- _WHAT THE EXERCISE ASKS_:
Extract the opening line of the entries and every line after it, stopping at and including the line that contains "const burstB = [41.1, 61.1];". Do not include pictures.

[Start INPUT MATERIAL]

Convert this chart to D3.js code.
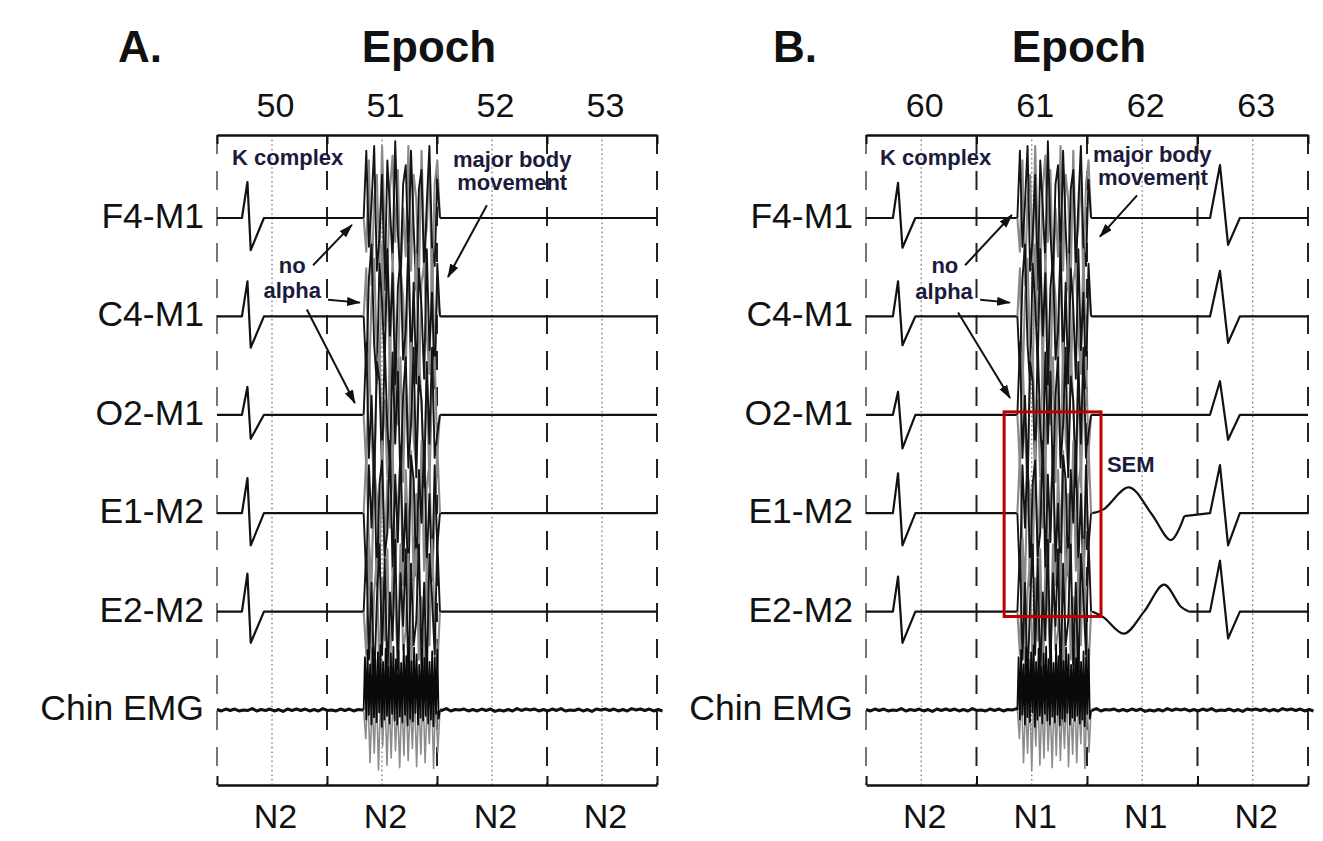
<!DOCTYPE html>
<html><head><meta charset="utf-8">
<script src="https://cdn.jsdelivr.net/npm/d3@7"></script>
<style>
body{margin:0;background:#fff;}
svg{display:block;font-family:"Liberation Sans",Arial,Helvetica,sans-serif;}
</style></head><body>
<svg id="fig" width="1323" height="841"></svg>
<script>
// ---- recording channels and scoring ----
const channels = ["F4-M1", "C4-M1", "O2-M1", "E1-M2", "E2-M2", "Chin EMG"];
const epochsA = [50, 51, 52, 53];
const stagesA = ["N2", "N2", "N2", "N2"];
const epochsB = [60, 61, 62, 63];
const stagesB = ["N2", "N1", "N1", "N2"];

// K complex: [onset, peak, trough, end] in seconds of the 120 s window, amplitudes in µV per EEG/EOG channel
const kTimesA = [6.8, 8.3, 9.2, 12.8];
const kPeakA = [75, 73, 58, 73, 79];
const kTroughA = [-67, -65, -50, -67, -65];
const kTimesB1 = [7.3, 8.7, 9.9, 13.4];
const kPeakB1 = [73, 73, 48, 83, 73];
const kTroughB1 = [-62, -60, -70, -67, -65];
const kTimesB2 = [93.4, 96.1, 98.3, 101.5];
const kPeakB2 = [110, 95, 70, 100, 106];
const kTroughB2 = [-56, -55, -52, -67, -56];

// major body movement interval (s)
const burstA = [40.0, 60.8];
const burstB = [41.1, 61.1];

// movement artifact samples (µV), dark and light overlapping traces per channel
const artDark = [
  [0,140,-60,30,150,-110,-40,90,-150,120,20,-90,160,-30,-130,70,110,-80,140,-20,-150,60,100,-120,30,150,-60,-100,80,0],
  [0,-120,80,150,-60,-140,110,30,-100,140,-40,90,-150,60,120,-90,-30,150,-110,70,-140,100,20,-130,140,-70,50,-150,110,0],
  [0,150,-90,40,-140,110,70,-120,150,-30,-100,130,-60,90,-150,40,120,-110,-20,140,-130,80,30,-150,110,-60,140,-90,-40,0],
  [0,-140,100,-30,130,-150,60,110,-90,-40,150,-120,80,-60,140,-100,20,-150,120,70,-130,90,-20,150,-110,40,-140,100,-70,0],
  [0,130,-100,60,-150,20,140,-90,110,-140,40,-60,150,-120,80,-30,130,-150,100,-70,-20,140,-110,60,-140,120,30,-90,150,0]
];
const artLight = [
  [0,-70,120,-140,40,90,-100,150,-30,-120,60,130,-50,100,-140,20,-80,150,-110,90,40,-130,140,-60,-20,110,-150,70,120,0],
  [0,100,-150,40,120,-80,-130,150,-20,90,-110,130,-60,-140,100,40,-120,150,-90,20,130,-150,70,110,-40,-120,140,-90,60,0],
  [0,-110,130,-40,-150,90,140,-70,30,-130,150,-100,60,-20,120,-140,80,-90,150,-50,-110,130,20,-120,90,-150,60,120,-80,0],
  [0,120,-60,-150,90,40,-130,150,-100,70,-30,140,-120,20,110,-150,90,-60,130,-140,40,-90,150,-120,60,100,-130,-20,140,0],
  [0,-90,150,-120,40,110,-140,70,-60,130,-150,90,20,-110,140,-80,-40,120,-150,60,130,-100,30,-140,110,-70,150,-20,-120,0]
];

// chin EMG: background activity across the window and the movement burst (µV)
const emgNoise = [1,-2,2,-1,2,-2,0,-1,3,-2,1,-1,2,-2,1,-3,2,-1,2,-1,2,-2,1,-2,3,-1,0,-2,2,-1,2,-2,1,0,3,-2,1,-2,2,-1,0,-2,2,-3,1,-1,2,-2,0,-2,2,-1,3,-2,1,0,2,-2,1,-2,2,-1,2,-3,0,-2,1,-2,3,-1,2,0,2,-2,1,-2,2,-1,3,-2,0,-1,2,-2,1,-3,2,0,2,-1,2,-2,1,-2,3,0,2,-1,2,-2,1,-2];
const emgBurstDark = [0,110,-20,125,-10,95,-30,130,-15,105,-25,120,-5,135,-35,100,-20,128,-12,90,-28,118,-8,132,-22,106,-30,124,-14,98,-26,136,-10,112,-32,126,-18,102,-24,130,-6,116,-30,94,-16,128,-22,108,-12,134,-28,100,-20,122,-34,110,-8,126,-18,0];
const emgBurstLight = [0,-60,40,-110,20,-90,50,-125,30,-75,45,-115,25,-100,60,-85,15,-120,35,-95,55,-105,20,-80,40,-118,30,-92,48,-110,25,-70,52,-122,38,-88,0];

// slow eye movements after the arousal (panel B): [time s, µV]
const semE1 = [[61.4,0],[64.5,8],[71.4,54],[77.4,0],[82.8,-56],[86.4,-6]];
const semE2 = [[61.4,0],[64.5,-12],[70.0,-46],[75.5,0],[80.9,56],[85.5,10],[87.6,0]];

// ---- layout ----
const svg = d3.select("#fig");
const yTop = 135, yBot = 785;
const ych = d3.scaleLinear().domain([0, 5]).range([218, 710]);
const amp = d3.scaleLinear().domain([-100, 100]).range([48, -48]);
const bounds = [0, 30, 60, 90, 120];
const mids = [15, 45, 75, 105];
const ink = "#111";
const noteInk = "#1b1b3d";

const defs = svg.append("defs");
defs.append("marker").attr("id", "arrow")
  .attr("markerUnits", "userSpaceOnUse")
  .attr("markerWidth", 16).attr("markerHeight", 12)
  .attr("refX", 13).attr("refY", 4.5).attr("orient", "auto")
  .append("path").attr("d", "M0,0 L14,4.5 L0,9 Z").attr("fill", ink);

function kPoints(times, pk, tr) {
  return [[times[0], 0], [times[1], pk], [times[2], tr], [times[3], 0]];
}

function drawPanel(p) {
  const g = svg.append("g");
  const x = d3.scaleLinear().domain([0, 120]).range([p.left, p.right]);
  const line = (ci) => d3.line().x(d => x(d[0])).y(d => ych(ci) + amp(d[1]));

  // mid-epoch dotted guides
  g.selectAll("line.mid").data(mids).join("line")
    .attr("x1", d => x(d)).attr("x2", d => x(d))
    .attr("y1", yTop).attr("y2", yBot)
    .attr("stroke", "#7a7a7a").attr("stroke-width", 1.3)
    .attr("stroke-dasharray", "1.6,3");

  // epoch boundaries (dashed)
  g.selectAll("line.bound").data(bounds).join("line")
    .attr("x1", d => x(d)).attr("x2", d => x(d))
    .attr("y1", yTop).attr("y2", yBot)
    .attr("stroke", (d, i) => (i === 0 ? "#777" : "#222")).attr("stroke-width", 2)
    .attr("stroke-dasharray", "19,17");

  // top and bottom frame axes
  const topAx = g.append("g").attr("transform", `translate(0,${yTop})`)
    .call(d3.axisTop(x).tickValues(bounds).tickSize(-9).tickSizeOuter(0).tickFormat(""));
  const botAx = g.append("g").attr("transform", `translate(0,${yBot})`)
    .call(d3.axisBottom(x).tickValues(bounds).tickSize(-9).tickSizeOuter(0).tickFormat(""));
  [topAx, botAx].forEach(a => {
    a.select(".domain").attr("stroke", ink).attr("stroke-width", 2.4);
    a.selectAll(".tick line").attr("stroke", ink).attr("stroke-width", 2);
  });

  // epoch numbers
  const numAx = g.append("g").attr("transform", `translate(3,${yTop})`)
    .call(d3.axisTop(x).tickValues(mids).tickSize(0).tickPadding(18).tickFormat((d, i) => p.epochs[i]));
  numAx.select(".domain").remove();
  numAx.selectAll("text").attr("font-size", 34).attr("fill", ink).attr("font-family", null);

  // sleep stage per epoch
  const stAx = g.append("g").attr("transform", `translate(3,${yBot})`)
    .call(d3.axisBottom(x).tickValues(mids).tickSize(0).tickPadding(19).tickFormat((d, i) => p.stages[i]));
  stAx.select(".domain").remove();
  stAx.selectAll("text").attr("font-size", 34).attr("fill", ink).attr("font-family", null);

  // panel letter and title
  g.append("text").attr("x", p.left + p.letterDx).attr("y", 62)
    .attr("font-size", 44).attr("font-weight", "bold").attr("fill", ink).text(p.letter);
  g.append("text").attr("x", (p.left + p.right) / 2 - 8).attr("y", 62).attr("text-anchor", "middle")
    .attr("font-size", 44).attr("font-weight", "bold").attr("fill", ink).text("Epoch");

  // channel labels
  g.selectAll("text.ch").data(channels).join("text")
    .attr("x", p.left - 13).attr("y", (d, i) => ych(i) - 2)
    .attr("text-anchor", "end").attr("dominant-baseline", "central")
    .attr("font-size", 35.5).attr("fill", ink).text(d => d);

  const b0 = p.burst[0], b1 = p.burst[1];
  const traces = g.append("g").attr("fill", "none").attr("stroke-linejoin", "round");

  // EEG / EOG channels
  for (let ci = 0; ci < 5; ci++) {
    const pre = [[0, 0]].concat(kPoints(p.k1[0], p.k1[1][ci], p.k1[2][ci]), [[b0, 0]]);
    traces.append("path").attr("d", line(ci)(pre)).attr("stroke", ink).attr("stroke-width", 2.2);

    let post = [[b1, 0]];
    if (p.sem && ci >= 3) {
      const sem = ci === 3 ? semE1 : semE2;
      traces.append("path").attr("d", line(ci).curve(d3.curveCatmullRom)(sem))
        .attr("stroke", ink).attr("stroke-width", 2.2);
      post = [sem[sem.length - 1]];
    }
    if (p.k2) post = post.concat(kPoints(p.k2[0], p.k2[1][ci], p.k2[2][ci]));
    post.push([120, 0]);
    traces.append("path").attr("d", line(ci)(post)).attr("stroke", ink).attr("stroke-width", 2.2);

    // movement artifact
    [[artLight[ci], "#8a8a8a", 2.1], [artDark[ci], "#141414", 1.9]].forEach(([vals, col, w]) => {
      const step = (b1 - b0) / (vals.length - 1);
      const pts = vals.map((v, i) => [b0 + i * step, v]);
      traces.append("path").attr("d", line(ci)(pts)).attr("stroke", col).attr("stroke-width", w);
    });
  }

  // chin EMG
  const emgStep = 121.5 / (emgNoise.length - 1);
  const emgPts = emgNoise.map((v, i) => [i * emgStep, v]);
  const emgLine = line(5);
  traces.append("path").attr("d", emgLine(emgPts.filter(d => d[0] <= b0).concat([[b0, 0]])))
    .attr("stroke", ink).attr("stroke-width", 3);
  traces.append("path").attr("d", emgLine([[b1, 0]].concat(emgPts.filter(d => d[0] >= b1))))
    .attr("stroke", ink).attr("stroke-width", 3);
  [[emgBurstLight, "#8c8c8c", 1.6], [emgBurstDark, "#0a0a0a", 1.8]].forEach(([vals, col, w]) => {
    const step = (b1 - b0) / (vals.length - 1);
    traces.append("path").attr("d", emgLine(vals.map((v, i) => [b0 + i * step, v])))
      .attr("stroke", col).attr("stroke-width", w);
  });

  // annotations
  const px = (t) => x(t), py = (c) => ych(c);
  const notes = g.append("g").attr("font-weight", "bold").attr("font-size", 22).attr("fill", noteInk);
  p.texts.forEach(n => {
    notes.append("text").attr("x", px(n.t)).attr("y", py(n.c))
      .attr("text-anchor", n.anchor || "start").text(n.s);
  });
  p.arrows.forEach(a => {
    g.append("line").attr("x1", px(a[0])).attr("y1", py(a[1]))
      .attr("x2", px(a[2])).attr("y2", py(a[3]))
      .attr("stroke", ink).attr("stroke-width", 2).attr("marker-end", "url(#arrow)");
  });
  if (p.box) {
    g.append("rect").attr("x", px(p.box[0])).attr("y", py(p.box[2]))
      .attr("width", px(p.box[1]) - px(p.box[0])).attr("height", py(p.box[3]) - py(p.box[2]))
      .attr("fill", "none").attr("stroke", "#c00000").attr("stroke-width", 3);
  }
}

drawPanel({
  letter: "A.", letterDx: -99, left: 217, right: 657,
  epochs: epochsA, stages: stagesA, burst: burstA,
  k1: [kTimesA, kPeakA, kTroughA], k2: null, sem: false, box: null,
  texts: [
    { t: 4.1, c: -0.54, s: "K complex" },
    { t: 80.5, c: -0.52, s: "major body", anchor: "middle" },
    { t: 80.5, c: -0.28, s: "movement", anchor: "middle" },
    { t: 20.5, c: 0.56, s: "no", anchor: "middle" },
    { t: 20.5, c: 0.81, s: "alpha", anchor: "middle" }
  ],
  arrows: [
    [26.2, 0.48, 36.8, 0.07],
    [30.3, 0.83, 39.0, 0.86],
    [24.5, 0.93, 37.6, 1.88],
    [73.6, -0.13, 63.0, 0.60]
  ]
});

drawPanel({
  letter: "B.", letterDx: -93, left: 866, right: 1308,
  epochs: epochsB, stages: stagesB, burst: burstB,
  k1: [kTimesB1, kPeakB1, kTroughB1], k2: [kTimesB2, kPeakB2, kTroughB2], sem: true,
  box: [37.5, 63.8, 1.97, 4.05],
  texts: [
    { t: 3.8, c: -0.54, s: "K complex" },
    { t: 77.7, c: -0.57, s: "major body", anchor: "middle" },
    { t: 77.9, c: -0.34, s: "movement", anchor: "middle" },
    { t: 21.4, c: 0.56, s: "no", anchor: "middle" },
    { t: 21.2, c: 0.82, s: "alpha", anchor: "middle" },
    { t: 65.4, c: 2.58, s: "SEM" }
  ],
  arrows: [
    [26.9, 0.48, 39.6, -0.03],
    [31.0, 0.83, 39.1, 0.86],
    [25.0, 0.96, 39.1, 1.83],
    [73.6, -0.23, 63.5, 0.19]
  ]
});
</script>
</body></html>
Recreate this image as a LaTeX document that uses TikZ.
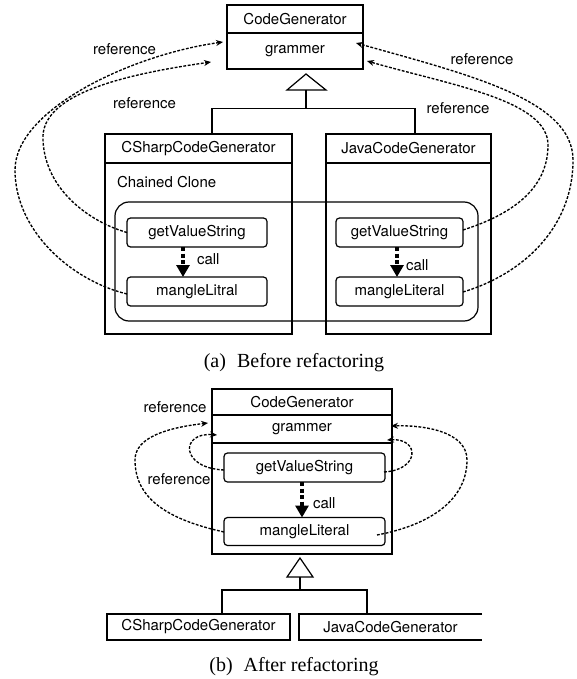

[End INPUT MATERIAL]

- _OUTPUT OF THE EXERCISE_:
Convert this chart to D3.js code.
<!DOCTYPE html>
<html><head><meta charset="utf-8">
<script src="https://cdn.jsdelivr.net/npm/d3@7"></script>
<style>
body{margin:0;background:#fff;}
svg{display:block;font-family:"Liberation Sans",Arial,Helvetica,sans-serif;}
</style></head><body>
<svg id="fig" width="1323" height="841"></svg>
<script>
// ---- recording channels and scoring ----
const channels = ["F4-M1", "C4-M1", "O2-M1", "E1-M2", "E2-M2", "Chin EMG"];
const epochsA = [50, 51, 52, 53];
const stagesA = ["N2", "N2", "N2", "N2"];
const epochsB = [60, 61, 62, 63];
const stagesB = ["N2", "N1", "N1", "N2"];

// K complex: [onset, peak, trough, end] in seconds of the 120 s window, amplitudes in µV per EEG/EOG channel
const kTimesA = [6.8, 8.3, 9.2, 12.8];
const kPeakA = [75, 73, 58, 73, 79];
const kTroughA = [-67, -65, -50, -67, -65];
const kTimesB1 = [7.3, 8.7, 9.9, 13.4];
const kPeakB1 = [73, 73, 48, 83, 73];
const kTroughB1 = [-62, -60, -70, -67, -65];
const kTimesB2 = [93.4, 96.1, 98.3, 101.5];
const kPeakB2 = [110, 95, 70, 100, 106];
const kTroughB2 = [-56, -55, -52, -67, -56];

// major body movement interval (s)
const burstA = [40.0, 60.8];
const burstB = [41.1, 61.1];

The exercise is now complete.